**INFORMATION SHOWN:**
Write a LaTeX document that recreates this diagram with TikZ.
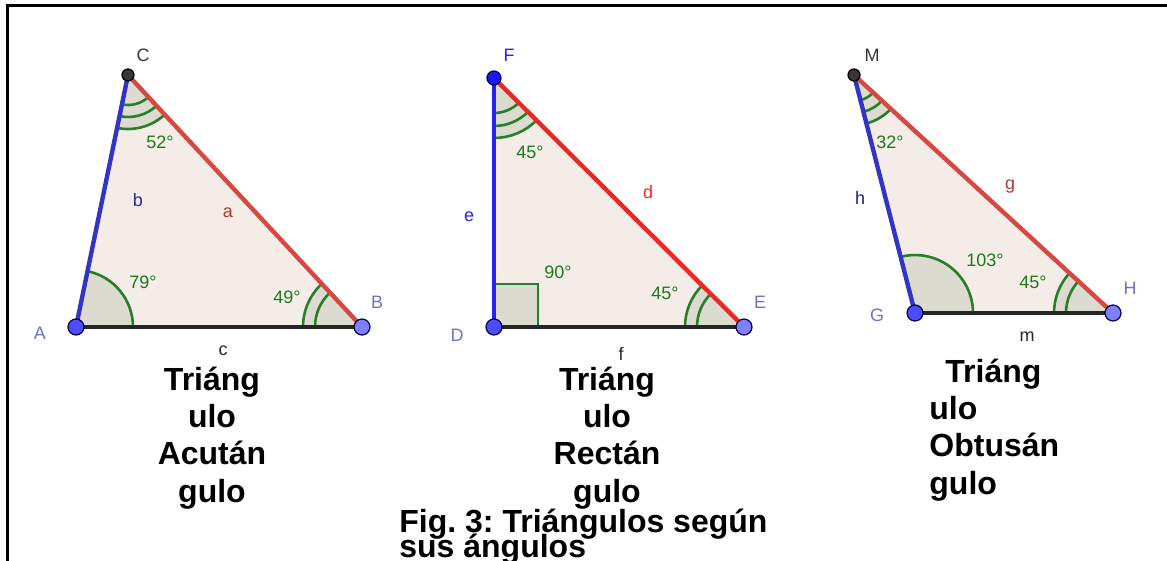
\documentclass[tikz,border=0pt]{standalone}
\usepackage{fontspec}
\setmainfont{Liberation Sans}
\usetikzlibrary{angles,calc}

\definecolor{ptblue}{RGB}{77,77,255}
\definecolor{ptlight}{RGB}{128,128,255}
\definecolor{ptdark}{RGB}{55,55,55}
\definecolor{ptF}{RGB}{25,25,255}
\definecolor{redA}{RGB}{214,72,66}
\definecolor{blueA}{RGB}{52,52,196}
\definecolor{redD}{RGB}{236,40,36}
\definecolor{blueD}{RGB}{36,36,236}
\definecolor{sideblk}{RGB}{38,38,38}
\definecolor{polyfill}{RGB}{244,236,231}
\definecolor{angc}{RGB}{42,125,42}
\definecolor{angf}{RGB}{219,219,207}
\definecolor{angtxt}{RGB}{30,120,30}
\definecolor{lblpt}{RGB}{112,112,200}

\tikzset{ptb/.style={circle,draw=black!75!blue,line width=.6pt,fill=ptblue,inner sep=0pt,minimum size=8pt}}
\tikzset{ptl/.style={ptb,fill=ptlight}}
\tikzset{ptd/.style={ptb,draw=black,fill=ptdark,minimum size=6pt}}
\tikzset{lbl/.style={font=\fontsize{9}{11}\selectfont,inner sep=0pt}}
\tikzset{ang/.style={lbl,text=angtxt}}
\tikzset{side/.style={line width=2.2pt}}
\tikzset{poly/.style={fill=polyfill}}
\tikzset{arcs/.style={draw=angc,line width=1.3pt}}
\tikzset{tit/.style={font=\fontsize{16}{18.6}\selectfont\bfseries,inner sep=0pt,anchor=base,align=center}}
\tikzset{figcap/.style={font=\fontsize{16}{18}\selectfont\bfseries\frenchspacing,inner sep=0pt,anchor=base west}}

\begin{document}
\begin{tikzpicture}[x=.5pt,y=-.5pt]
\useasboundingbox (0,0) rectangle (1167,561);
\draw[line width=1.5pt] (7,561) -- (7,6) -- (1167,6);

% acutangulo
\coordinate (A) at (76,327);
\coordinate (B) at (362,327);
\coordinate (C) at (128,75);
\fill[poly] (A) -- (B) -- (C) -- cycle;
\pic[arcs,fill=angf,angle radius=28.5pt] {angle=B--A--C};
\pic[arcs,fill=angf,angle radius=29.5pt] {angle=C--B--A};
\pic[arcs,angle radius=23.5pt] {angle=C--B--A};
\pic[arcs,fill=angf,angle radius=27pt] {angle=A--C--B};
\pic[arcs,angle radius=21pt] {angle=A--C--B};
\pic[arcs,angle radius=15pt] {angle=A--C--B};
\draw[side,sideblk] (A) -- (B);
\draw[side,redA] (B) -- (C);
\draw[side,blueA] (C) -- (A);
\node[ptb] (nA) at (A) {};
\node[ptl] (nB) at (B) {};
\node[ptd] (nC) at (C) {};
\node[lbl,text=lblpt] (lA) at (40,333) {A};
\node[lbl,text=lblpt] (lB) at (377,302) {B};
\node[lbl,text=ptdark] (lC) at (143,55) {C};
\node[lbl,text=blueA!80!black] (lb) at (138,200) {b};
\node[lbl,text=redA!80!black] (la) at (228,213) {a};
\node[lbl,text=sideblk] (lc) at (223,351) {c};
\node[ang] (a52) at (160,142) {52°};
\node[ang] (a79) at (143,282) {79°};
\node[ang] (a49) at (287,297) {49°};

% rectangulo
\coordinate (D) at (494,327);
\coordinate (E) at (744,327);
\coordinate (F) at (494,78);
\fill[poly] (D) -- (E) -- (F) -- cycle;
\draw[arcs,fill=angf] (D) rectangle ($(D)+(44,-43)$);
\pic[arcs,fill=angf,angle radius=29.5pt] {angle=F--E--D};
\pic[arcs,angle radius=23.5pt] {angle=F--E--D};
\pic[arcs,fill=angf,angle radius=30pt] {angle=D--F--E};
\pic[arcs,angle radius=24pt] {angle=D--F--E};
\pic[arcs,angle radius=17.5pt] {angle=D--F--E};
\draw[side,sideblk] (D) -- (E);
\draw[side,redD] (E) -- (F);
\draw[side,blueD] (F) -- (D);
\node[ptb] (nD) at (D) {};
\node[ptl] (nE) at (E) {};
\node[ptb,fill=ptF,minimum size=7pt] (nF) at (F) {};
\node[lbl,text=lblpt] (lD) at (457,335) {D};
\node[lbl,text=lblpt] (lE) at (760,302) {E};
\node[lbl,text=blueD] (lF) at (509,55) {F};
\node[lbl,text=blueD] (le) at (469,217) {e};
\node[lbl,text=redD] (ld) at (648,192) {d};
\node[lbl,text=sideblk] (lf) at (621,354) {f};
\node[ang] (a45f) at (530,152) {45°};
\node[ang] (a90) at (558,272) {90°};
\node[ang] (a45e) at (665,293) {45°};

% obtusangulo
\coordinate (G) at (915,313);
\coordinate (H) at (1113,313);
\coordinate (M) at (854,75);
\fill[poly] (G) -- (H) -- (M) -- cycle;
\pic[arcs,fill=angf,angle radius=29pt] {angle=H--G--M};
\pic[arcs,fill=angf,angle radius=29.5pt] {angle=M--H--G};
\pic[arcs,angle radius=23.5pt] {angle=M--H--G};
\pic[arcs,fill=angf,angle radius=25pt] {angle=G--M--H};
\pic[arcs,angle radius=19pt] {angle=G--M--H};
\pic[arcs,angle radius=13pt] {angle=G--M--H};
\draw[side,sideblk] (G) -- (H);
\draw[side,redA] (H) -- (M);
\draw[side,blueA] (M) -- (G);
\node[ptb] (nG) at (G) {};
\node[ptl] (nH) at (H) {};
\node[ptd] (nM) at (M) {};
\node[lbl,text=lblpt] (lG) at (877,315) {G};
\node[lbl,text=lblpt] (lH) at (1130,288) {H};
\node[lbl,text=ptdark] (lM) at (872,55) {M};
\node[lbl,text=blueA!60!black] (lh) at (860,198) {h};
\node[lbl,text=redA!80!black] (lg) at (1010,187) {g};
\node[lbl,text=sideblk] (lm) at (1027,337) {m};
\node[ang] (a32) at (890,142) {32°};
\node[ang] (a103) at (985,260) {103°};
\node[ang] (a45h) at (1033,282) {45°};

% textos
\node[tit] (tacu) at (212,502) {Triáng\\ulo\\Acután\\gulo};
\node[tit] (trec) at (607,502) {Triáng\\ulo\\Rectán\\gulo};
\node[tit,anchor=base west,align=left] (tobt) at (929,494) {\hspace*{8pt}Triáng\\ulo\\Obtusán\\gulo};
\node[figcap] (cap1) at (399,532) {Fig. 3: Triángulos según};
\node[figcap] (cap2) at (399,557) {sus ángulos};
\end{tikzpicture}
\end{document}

**DIRECTION:** Give back every line exactly as it stands, pictures excluded.

**TASK RESULT:**
Write a LaTeX document that recreates this diagram with TikZ.
\documentclass[tikz,border=0pt]{standalone}
\usepackage{fontspec}
\setmainfont{Liberation Sans}
\usetikzlibrary{angles,calc}

\definecolor{ptblue}{RGB}{77,77,255}
\definecolor{ptlight}{RGB}{128,128,255}
\definecolor{ptdark}{RGB}{55,55,55}
\definecolor{ptF}{RGB}{25,25,255}
\definecolor{redA}{RGB}{214,72,66}
\definecolor{blueA}{RGB}{52,52,196}
\definecolor{redD}{RGB}{236,40,36}
\definecolor{blueD}{RGB}{36,36,236}
\definecolor{sideblk}{RGB}{38,38,38}
\definecolor{polyfill}{RGB}{244,236,231}
\definecolor{angc}{RGB}{42,125,42}
\definecolor{angf}{RGB}{219,219,207}
\definecolor{angtxt}{RGB}{30,120,30}
\definecolor{lblpt}{RGB}{112,112,200}

\tikzset{ptb/.style={circle,draw=black!75!blue,line width=.6pt,fill=ptblue,inner sep=0pt,minimum size=8pt}}
\tikzset{ptl/.style={ptb,fill=ptlight}}
\tikzset{ptd/.style={ptb,draw=black,fill=ptdark,minimum size=6pt}}
\tikzset{lbl/.style={font=\fontsize{9}{11}\selectfont,inner sep=0pt}}
\tikzset{ang/.style={lbl,text=angtxt}}
\tikzset{side/.style={line width=2.2pt}}
\tikzset{poly/.style={fill=polyfill}}
\tikzset{arcs/.style={draw=angc,line width=1.3pt}}
\tikzset{tit/.style={font=\fontsize{16}{18.6}\selectfont\bfseries,inner sep=0pt,anchor=base,align=center}}
\tikzset{figcap/.style={font=\fontsize{16}{18}\selectfont\bfseries\frenchspacing,inner sep=0pt,anchor=base west}}

\begin{document}
\begin{tikzpicture}[x=.5pt,y=-.5pt]
\useasboundingbox (0,0) rectangle (1167,561);
\draw[line width=1.5pt] (7,561) -- (7,6) -- (1167,6);

% acutangulo
\coordinate (A) at (76,327);
\coordinate (B) at (362,327);
\coordinate (C) at (128,75);
\fill[poly] (A) -- (B) -- (C) -- cycle;
\pic[arcs,fill=angf,angle radius=28.5pt] {angle=B--A--C};
\pic[arcs,fill=angf,angle radius=29.5pt] {angle=C--B--A};
\pic[arcs,angle radius=23.5pt] {angle=C--B--A};
\pic[arcs,fill=angf,angle radius=27pt] {angle=A--C--B};
\pic[arcs,angle radius=21pt] {angle=A--C--B};
\pic[arcs,angle radius=15pt] {angle=A--C--B};
\draw[side,sideblk] (A) -- (B);
\draw[side,redA] (B) -- (C);
\draw[side,blueA] (C) -- (A);
\node[ptb] (nA) at (A) {};
\node[ptl] (nB) at (B) {};
\node[ptd] (nC) at (C) {};
\node[lbl,text=lblpt] (lA) at (40,333) {A};
\node[lbl,text=lblpt] (lB) at (377,302) {B};
\node[lbl,text=ptdark] (lC) at (143,55) {C};
\node[lbl,text=blueA!80!black] (lb) at (138,200) {b};
\node[lbl,text=redA!80!black] (la) at (228,213) {a};
\node[lbl,text=sideblk] (lc) at (223,351) {c};
\node[ang] (a52) at (160,142) {52°};
\node[ang] (a79) at (143,282) {79°};
\node[ang] (a49) at (287,297) {49°};

% rectangulo
\coordinate (D) at (494,327);
\coordinate (E) at (744,327);
\coordinate (F) at (494,78);
\fill[poly] (D) -- (E) -- (F) -- cycle;
\draw[arcs,fill=angf] (D) rectangle ($(D)+(44,-43)$);
\pic[arcs,fill=angf,angle radius=29.5pt] {angle=F--E--D};
\pic[arcs,angle radius=23.5pt] {angle=F--E--D};
\pic[arcs,fill=angf,angle radius=30pt] {angle=D--F--E};
\pic[arcs,angle radius=24pt] {angle=D--F--E};
\pic[arcs,angle radius=17.5pt] {angle=D--F--E};
\draw[side,sideblk] (D) -- (E);
\draw[side,redD] (E) -- (F);
\draw[side,blueD] (F) -- (D);
\node[ptb] (nD) at (D) {};
\node[ptl] (nE) at (E) {};
\node[ptb,fill=ptF,minimum size=7pt] (nF) at (F) {};
\node[lbl,text=lblpt] (lD) at (457,335) {D};
\node[lbl,text=lblpt] (lE) at (760,302) {E};
\node[lbl,text=blueD] (lF) at (509,55) {F};
\node[lbl,text=blueD] (le) at (469,217) {e};
\node[lbl,text=redD] (ld) at (648,192) {d};
\node[lbl,text=sideblk] (lf) at (621,354) {f};
\node[ang] (a45f) at (530,152) {45°};
\node[ang] (a90) at (558,272) {90°};
\node[ang] (a45e) at (665,293) {45°};

% obtusangulo
\coordinate (G) at (915,313);
\coordinate (H) at (1113,313);
\coordinate (M) at (854,75);
\fill[poly] (G) -- (H) -- (M) -- cycle;
\pic[arcs,fill=angf,angle radius=29pt] {angle=H--G--M};
\pic[arcs,fill=angf,angle radius=29.5pt] {angle=M--H--G};
\pic[arcs,angle radius=23.5pt] {angle=M--H--G};
\pic[arcs,fill=angf,angle radius=25pt] {angle=G--M--H};
\pic[arcs,angle radius=19pt] {angle=G--M--H};
\pic[arcs,angle radius=13pt] {angle=G--M--H};
\draw[side,sideblk] (G) -- (H);
\draw[side,redA] (H) -- (M);
\draw[side,blueA] (M) -- (G);
\node[ptb] (nG) at (G) {};
\node[ptl] (nH) at (H) {};
\node[ptd] (nM) at (M) {};
\node[lbl,text=lblpt] (lG) at (877,315) {G};
\node[lbl,text=lblpt] (lH) at (1130,288) {H};
\node[lbl,text=ptdark] (lM) at (872,55) {M};
\node[lbl,text=blueA!60!black] (lh) at (860,198) {h};
\node[lbl,text=redA!80!black] (lg) at (1010,187) {g};
\node[lbl,text=sideblk] (lm) at (1027,337) {m};
\node[ang] (a32) at (890,142) {32°};
\node[ang] (a103) at (985,260) {103°};
\node[ang] (a45h) at (1033,282) {45°};

% textos
\node[tit] (tacu) at (212,502) {Triáng\\ulo\\Acután\\gulo};
\node[tit] (trec) at (607,502) {Triáng\\ulo\\Rectán\\gulo};
\node[tit,anchor=base west,align=left] (tobt) at (929,494) {\hspace*{8pt}Triáng\\ulo\\Obtusán\\gulo};
\node[figcap] (cap1) at (399,532) {Fig. 3: Triángulos según};
\node[figcap] (cap2) at (399,557) {sus ángulos};
\end{tikzpicture}
\end{document}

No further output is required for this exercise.